Rareté à l’Auditorium du Musée d’Orsay : Benjamin Lévy, directeur musical de la compagnie Les Brigands et amoureux de la musique de Jacques Offenbach, permet au public parisien de découvrir une œuvre méconnue du « petit Mozart des Champs-Elysées », fruit de la rencontre entre le compositeur et le grand librettiste Scribe, les deux esprits adaptant une fable de Jean de la Fontaine pour donner naissance à un opéra-comique en un acte, La Chatte métamorphosée en femme. Créée en avril 1858, quelques mois avant Orphée aux Enfers qui allait apporter célébrité et succès à son auteur, cette pièce courte aux rebondissements nombreux nous permet de goûter à une musique d’un goût exquis, pétillante et enlevée, où la mélancolie n’est pourtant jamais bien loin.
Servie par la mise en scène dépouillée et parfaitement évocatrice d’Alexandra Lacroix, cette production simple se sert de la félinité de son sujet pour évoquer ce qui apparaît pour nous comme l’importance du rapport au corps, magnifié toute la représentation durant par la présence de la Chatte, superbement incarnée par la chorégraphe et danseuse Francesca Bonato, à la présence évidente aux mouvements d’une élégance jamais prise en défaut.
La félinité faite femme
Dirigé avec une fougue malicieuse par Benjamin Lévy, l’Orchestre de chambre Pelléas sonne très équilibré, parfois trop sonore pour l’intimité du lieu, mais bondissant d’un élan irrésistible. On demeurait surpris sur le papier par les morceaux ajoutés, postérieurs à la partition originale, mais force est de reconnaître que la romance de Fortunio convient parfaitement à la passion secrète dont brûle Guido pour sa chatte, et que le ballet des Flocons de neige extrait du Voyage dans la Lune apporte toute sa fantasmagorie tourbillonnante à la transformation de la féline créature en charmante jeune femme. Seul l’air de Catherine tiré de Pomme d’Api apparait incongru, prenant place à un moment de l’intrigue où Marianne, à qui il revient, est censée demeurer muette.
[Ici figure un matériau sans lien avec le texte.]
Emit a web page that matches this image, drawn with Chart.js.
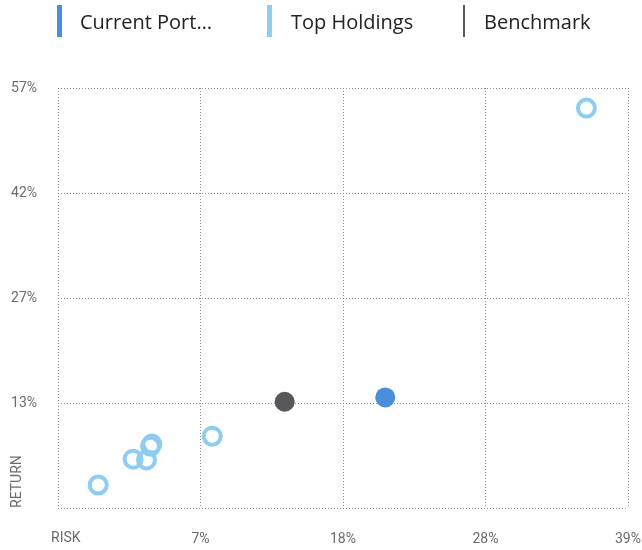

Le plateau, très soudé et parfaitement rompu à ce répertoire, n’apporte que des satisfactions. Court mais marquant, le rôle de Dig Dig trouve en Guillaume Andrieux un interprète idéal, capable de toutes les prouesses, allant jusqu’à chanter – et très bien – la tête en bas, suspendu par les pieds au lustre qui surplombe le plateau !
Touchante dans son premier air, Pauline Sabatier, qu’on retrouve avec plaisir depuis un Lazuli marquant à l’Opéra du Rhin dans l’Etoile de Chabrier en 2008, fait admirer la beauté de son timbre velouté, qui n’a rien perdu des qualités musicales et émotionnelles qui nous avait marqués alors.
Toujours à sa place dans le répertoire français, François Rougier, après Fritz à l’Athénée voilà deux mois, renoue avec Offenbach et incarne excellemment ce personnage misanthrope qu’est Guido, grâce à son émission claire et percutante.
Elle aussi habituée au répertoire léger du 19e siècle, Magali Léger se coule avec une aisance déconcertante dans le rôle facétieux de Minette et adopte les manières félines avec un plaisir non dissimulé. Vocalement, elle paraît très à son aise dans cette écriture nécessitant à la fois clarté du texte et aisance dans l’aigu, et remporte ainsi un beau succès au moment des saluts. Enjoué, on ressort de la salle, répétant le maître mot du refrain de Minette : « Miaou ».
Paris. Auditorium du Musée d’Orsay, 6 février 2014. Jacques Offenbach : La Chatte métamorphosée en femme. Livret de Scribe et Mélesville d’après une fable de Jean de La Fontaine. Avec Minette : Magali Léger ; Marianne : Pauline Sabatier ; Guido : François Rougier ; Dig Dig : Guillaume Andrieux ; La Chatte : Francesca Bonato. Orchestre de chambre Pelléas. Benjamin Lévy, direction musicale. Mise en scène et scénographie : Alexandra Lacroix ; Chorégraphie : Francesca Bonato ; Costumes : Aline Ehrsam ; Lumières : Anne Vaglio ; Orchestration : Thibault Perrine ; Chef de chant : Martin Surot.